I have two widgets, each containing a list of another widget. So if list A’s member is clicked, some options should appear and if list B’s member is clicked, some other options should appear.
In the future, there’s probably going to be more widgets or maybe even clickable actors.

So I thought that creating one widget to hold the options might be a good idea. But what is the logic or methodology behind a context menu? When I want to open the context menu, should I tell the clicked object “you should open the context menu”, and it sends a list of actions that can be done to that object to the context menu?
Or would each object have its own individual widget?

If anyone would like to share some insight, i’d appreciate it.

So the first thing I tried was pretty simple:
When something is clicked, a function executes that tells the clicked object to open the context menu.
Each object has an array of actions and sends that array.
The context menu creates buttons for each action, getting the button index that is clicked, sending back that index to the object.
The object, using that index, gets the index of the actions and performs that action.
Very simple and works really well.

However, often data is associated with options. So an action might be to go to a location.

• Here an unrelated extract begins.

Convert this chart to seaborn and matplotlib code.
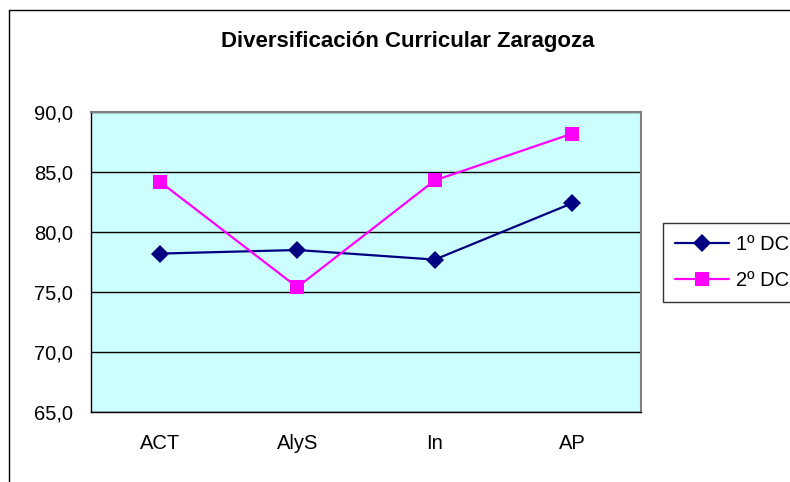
import matplotlib
matplotlib.use("Agg")
import matplotlib.pyplot as plt
from matplotlib.lines import Line2D
from matplotlib.ticker import FixedLocator, FuncFormatter
import seaborn as sns
import pandas as pd

# datos
categorias = ["ACT", "AlyS", "In", "AP"]
dc1 = [78.2, 78.5, 77.7, 82.4]
dc2 = [84.2, 75.4, 84.3, 88.2]
series = ["1º DC", "2º DC"]

df = pd.DataFrame({
    "pos": list(range(len(categorias))) * 2,
    "valor": dc1 + dc2,
    "serie": [series[0]] * len(dc1) + [series[1]] * len(dc2),
})

sns.set_style("white")
plt.rcParams["font.family"] = ["Liberation Sans", "DejaVu Sans"]
plt.rcParams["text.color"] = "black"
plt.rcParams["xtick.color"] = "black"
plt.rcParams["ytick.color"] = "black"

W, H = 790, 482
fig = plt.figure(figsize=(W / 100, H / 100), dpi=100)
ax = fig.add_axes([91 / W, 1 - 412 / H, 550 / W, 300 / H])
ax.set_facecolor("#CCFFFF")

sns.lineplot(data=df, x="pos", y="valor", hue="serie", style="serie",
             palette={series[0]: "#000080", series[1]: "#FF00FF"},
             markers={series[0]: "D", series[1]: "s"},
             dashes=False, markersize=9.5, linewidth=1.6,
             markeredgewidth=0, ax=ax, zorder=3)

ax.set_xlim(-0.5, len(categorias) - 0.5)
ax.set_ylim(65, 90)
ax.set_yticks([65, 70, 75, 80, 85, 90])
ax.yaxis.set_major_formatter(FuncFormatter(lambda v, p: f"{v:.1f}".replace(".", ",")))
ax.grid(axis="y", color="black", linewidth=1)
ax.set_axisbelow(True)

# etiquetas centradas, marcas en los limites de categoria
ax.set_xticks(range(len(categorias)))
ax.set_xticklabels(categorias)
ax.xaxis.set_minor_locator(FixedLocator([i - 0.5 for i in range(len(categorias) + 1)]))
ax.tick_params(axis="x", which="major", length=0, pad=16, labelsize=14.5)
ax.tick_params(axis="x", which="minor", length=5, width=1, color="black", direction="out")
ax.tick_params(axis="y", length=5, width=1, color="black", direction="out", labelsize=14.5, pad=8)
ax.set_xlabel("")
ax.set_ylabel("")

for s in ["top", "right"]:
    ax.spines[s].set_color("#808080")
    ax.spines[s].set_linewidth(1.5)
for s in ["left", "bottom"]:
    ax.spines[s].set_color("black")
    ax.spines[s].set_linewidth(1)

fig.text(408 / W, 1 - 42 / H, "Diversificación Curricular Zaragoza",
         ha="center", va="center", fontsize=16, fontweight="bold")

# borde del area del grafico
fig.add_artist(Line2D([9 / W, 1], [1 - 10 / H, 1 - 10 / H], transform=fig.transFigure,
                      color="black", linewidth=1))
fig.add_artist(Line2D([9 / W, 9 / W], [0, 1 - 10 / H], transform=fig.transFigure,
                      color="black", linewidth=1))

leg = ax.legend(loc="upper left", bbox_to_anchor=(663 / W, 1 - 223 / H),
                bbox_transform=fig.transFigure, frameon=True, fancybox=False,
                fontsize=14.5, handlelength=2.7, borderpad=0.6, labelspacing=0.85,
                handletextpad=0.3, borderaxespad=0)
leg.get_frame().set_edgecolor("black")
leg.get_frame().set_linewidth(1)

fig.savefig("out.png", dpi=100)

Well, then that location needs to be sent from the context menu to the object. Or it might have something to do with an actor, or another actor class. Getting that data back to the object proved difficult. Additionally, I didn’t want to clutter the context menu with methods, rather I wanted the button to know what is needed and only that.

So now, a button has a specific task - if it is clicked, get whatever data it is designed to get and send it directly to the object.
The Object still has the actions array. If the action requires data, a specific widget have been designed for that action and the context menu will add that widget.
If no data is needed, the previous method is used to send back the action index.

What I don’t like about this new method is that when the context menu is created, it creates each type of these special data-fetching widgets. So practically I have a context menu that has all possible actions that ANY object could make, it’s just not showing them. It feels like this defeats the purpose of a context menu, even if from a user perspective, it seems like any context menu.

Any thoughts on that would be appreciated.

Well, I have redesigned the implementation for a third time.
This time, there’s an actor component and an interface that returns the actor component. So now every actor that have a context menu, just have to have this actor component and interface.
In the actor component, is an “exposed to instance” list of the UObject class: Context Item. So that each actor can now add its context items that should be displayed in the context menu.
The actor component creates an instance of each UObject of the context items, which now hold its own logic for what needs to be done.

The problem I have run into now, is the context items that should have a submenu. For example a ‘Which waypoint to go to?’ item, which should reveal a submenu, showing each waypoint. The ‘Which waypoint to go to?’ context item needs to be aware of which sub item was selected.